DATA PROVIDED »
------
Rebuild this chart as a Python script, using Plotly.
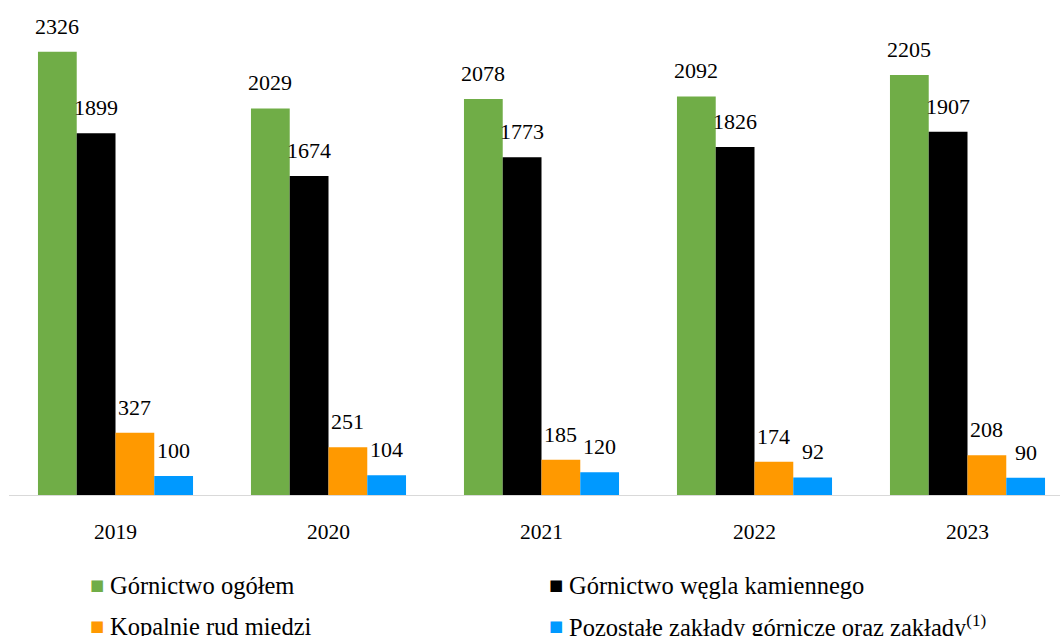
------
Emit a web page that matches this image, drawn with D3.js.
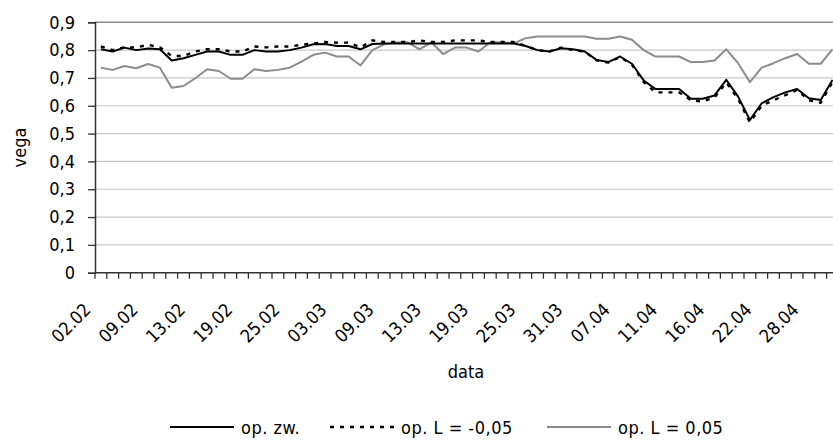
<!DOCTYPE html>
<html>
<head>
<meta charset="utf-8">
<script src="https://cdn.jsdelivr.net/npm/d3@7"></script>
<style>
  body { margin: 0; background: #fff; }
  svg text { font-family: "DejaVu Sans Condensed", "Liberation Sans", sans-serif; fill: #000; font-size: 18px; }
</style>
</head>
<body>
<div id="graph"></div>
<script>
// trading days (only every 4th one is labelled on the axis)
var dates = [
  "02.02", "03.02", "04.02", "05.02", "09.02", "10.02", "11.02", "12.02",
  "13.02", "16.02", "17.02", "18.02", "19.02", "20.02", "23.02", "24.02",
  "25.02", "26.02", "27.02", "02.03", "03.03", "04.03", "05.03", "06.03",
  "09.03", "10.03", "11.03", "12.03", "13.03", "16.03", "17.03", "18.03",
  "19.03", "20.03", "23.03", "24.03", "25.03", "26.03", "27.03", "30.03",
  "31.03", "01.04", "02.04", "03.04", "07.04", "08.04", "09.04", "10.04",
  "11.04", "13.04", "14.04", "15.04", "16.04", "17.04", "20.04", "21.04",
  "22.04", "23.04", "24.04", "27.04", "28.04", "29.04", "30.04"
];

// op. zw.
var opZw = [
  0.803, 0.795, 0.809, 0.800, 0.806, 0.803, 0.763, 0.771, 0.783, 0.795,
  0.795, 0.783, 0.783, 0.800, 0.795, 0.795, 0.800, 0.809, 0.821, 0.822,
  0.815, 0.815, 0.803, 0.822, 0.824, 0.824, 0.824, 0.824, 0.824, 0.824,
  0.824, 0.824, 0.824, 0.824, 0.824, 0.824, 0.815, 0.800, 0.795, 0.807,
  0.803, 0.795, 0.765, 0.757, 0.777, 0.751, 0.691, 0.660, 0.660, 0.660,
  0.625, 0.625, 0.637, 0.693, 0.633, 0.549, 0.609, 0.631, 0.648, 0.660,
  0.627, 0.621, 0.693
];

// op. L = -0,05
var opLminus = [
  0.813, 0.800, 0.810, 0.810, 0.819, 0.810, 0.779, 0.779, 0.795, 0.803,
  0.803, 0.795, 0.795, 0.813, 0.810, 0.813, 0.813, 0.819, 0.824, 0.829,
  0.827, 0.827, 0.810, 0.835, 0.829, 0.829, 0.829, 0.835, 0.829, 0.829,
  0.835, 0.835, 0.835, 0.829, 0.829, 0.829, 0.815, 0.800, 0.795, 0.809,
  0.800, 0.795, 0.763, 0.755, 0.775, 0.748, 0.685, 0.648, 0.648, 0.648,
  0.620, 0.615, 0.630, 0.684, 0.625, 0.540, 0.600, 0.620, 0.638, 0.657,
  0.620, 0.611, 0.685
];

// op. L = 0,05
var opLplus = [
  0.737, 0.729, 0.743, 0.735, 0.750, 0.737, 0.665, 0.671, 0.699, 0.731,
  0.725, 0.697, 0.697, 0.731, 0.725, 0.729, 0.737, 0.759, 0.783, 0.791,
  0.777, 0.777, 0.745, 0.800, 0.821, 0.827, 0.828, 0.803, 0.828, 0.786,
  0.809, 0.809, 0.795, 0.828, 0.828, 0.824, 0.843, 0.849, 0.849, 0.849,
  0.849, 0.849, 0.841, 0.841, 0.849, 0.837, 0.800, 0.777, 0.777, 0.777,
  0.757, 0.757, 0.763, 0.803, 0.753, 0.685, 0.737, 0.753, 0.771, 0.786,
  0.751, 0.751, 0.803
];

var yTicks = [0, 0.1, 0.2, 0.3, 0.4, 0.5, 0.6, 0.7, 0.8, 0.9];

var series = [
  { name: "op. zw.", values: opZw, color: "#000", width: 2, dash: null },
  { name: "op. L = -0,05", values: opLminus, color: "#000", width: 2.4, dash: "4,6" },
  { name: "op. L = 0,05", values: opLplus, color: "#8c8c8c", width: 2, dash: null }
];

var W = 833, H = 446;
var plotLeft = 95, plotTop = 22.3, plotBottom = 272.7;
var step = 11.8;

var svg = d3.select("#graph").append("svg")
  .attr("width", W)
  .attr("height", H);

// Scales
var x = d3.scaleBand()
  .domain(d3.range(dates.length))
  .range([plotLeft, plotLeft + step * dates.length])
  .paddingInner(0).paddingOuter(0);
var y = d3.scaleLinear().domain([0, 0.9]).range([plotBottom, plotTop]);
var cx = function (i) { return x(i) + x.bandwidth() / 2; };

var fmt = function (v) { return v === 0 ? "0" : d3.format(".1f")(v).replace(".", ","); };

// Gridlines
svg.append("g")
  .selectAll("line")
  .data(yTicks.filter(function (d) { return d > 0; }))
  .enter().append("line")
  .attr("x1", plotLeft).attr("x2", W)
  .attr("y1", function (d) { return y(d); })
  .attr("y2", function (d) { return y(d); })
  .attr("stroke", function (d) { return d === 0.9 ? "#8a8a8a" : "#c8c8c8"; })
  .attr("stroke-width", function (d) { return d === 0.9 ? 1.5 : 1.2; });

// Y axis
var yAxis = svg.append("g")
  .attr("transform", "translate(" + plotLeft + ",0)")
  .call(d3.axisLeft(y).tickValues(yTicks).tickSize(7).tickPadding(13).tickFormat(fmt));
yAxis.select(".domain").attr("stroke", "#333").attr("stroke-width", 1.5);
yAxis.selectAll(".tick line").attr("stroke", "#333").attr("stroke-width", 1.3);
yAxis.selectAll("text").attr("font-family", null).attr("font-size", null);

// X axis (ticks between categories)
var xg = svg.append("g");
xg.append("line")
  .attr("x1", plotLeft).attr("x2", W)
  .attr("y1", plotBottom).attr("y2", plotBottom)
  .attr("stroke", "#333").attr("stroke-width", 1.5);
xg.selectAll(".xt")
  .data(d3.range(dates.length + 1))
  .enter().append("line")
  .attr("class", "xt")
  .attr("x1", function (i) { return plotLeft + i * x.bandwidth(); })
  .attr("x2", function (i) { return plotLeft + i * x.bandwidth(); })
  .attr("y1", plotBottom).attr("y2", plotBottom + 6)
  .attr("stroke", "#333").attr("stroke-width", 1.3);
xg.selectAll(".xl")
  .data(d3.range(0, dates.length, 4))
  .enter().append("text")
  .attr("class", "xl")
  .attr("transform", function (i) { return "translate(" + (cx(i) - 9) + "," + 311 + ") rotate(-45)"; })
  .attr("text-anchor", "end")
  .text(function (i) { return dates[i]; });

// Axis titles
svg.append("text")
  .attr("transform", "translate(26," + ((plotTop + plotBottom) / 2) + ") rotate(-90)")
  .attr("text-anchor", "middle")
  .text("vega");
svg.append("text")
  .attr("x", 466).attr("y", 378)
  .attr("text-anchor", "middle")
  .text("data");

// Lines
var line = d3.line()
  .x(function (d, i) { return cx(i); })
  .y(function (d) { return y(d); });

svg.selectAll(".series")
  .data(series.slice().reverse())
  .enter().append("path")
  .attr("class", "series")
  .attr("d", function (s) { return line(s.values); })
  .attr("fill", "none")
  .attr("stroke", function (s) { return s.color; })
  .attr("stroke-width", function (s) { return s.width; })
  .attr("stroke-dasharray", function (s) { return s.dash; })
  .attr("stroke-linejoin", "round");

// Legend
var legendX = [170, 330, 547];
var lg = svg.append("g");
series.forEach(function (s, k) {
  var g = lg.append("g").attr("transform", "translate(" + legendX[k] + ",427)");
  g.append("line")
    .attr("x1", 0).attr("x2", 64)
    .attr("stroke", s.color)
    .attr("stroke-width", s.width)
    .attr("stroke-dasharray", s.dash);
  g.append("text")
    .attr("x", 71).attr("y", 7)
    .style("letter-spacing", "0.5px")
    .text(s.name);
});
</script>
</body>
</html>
------
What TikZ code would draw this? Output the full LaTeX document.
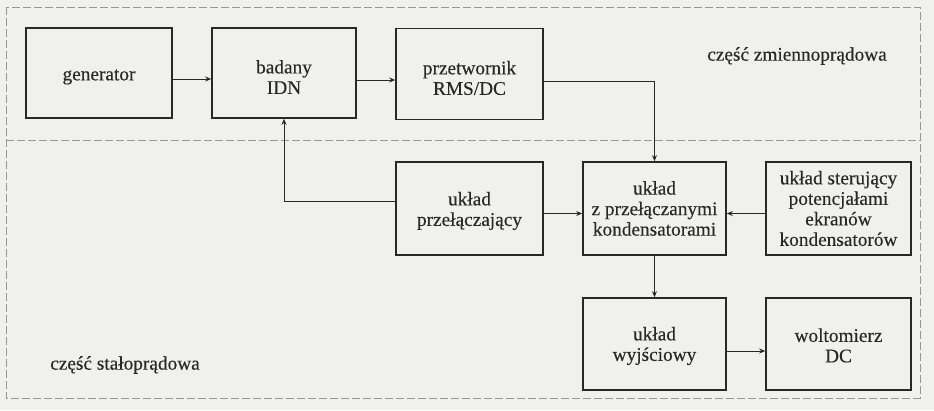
------
Gather each line in the data that holds the string "script".

Rebuild this chart as a Python script, using Plotly.
<script src="https://cdn.jsdelivr.net/npm/d3@7"></script>
<script>
</script>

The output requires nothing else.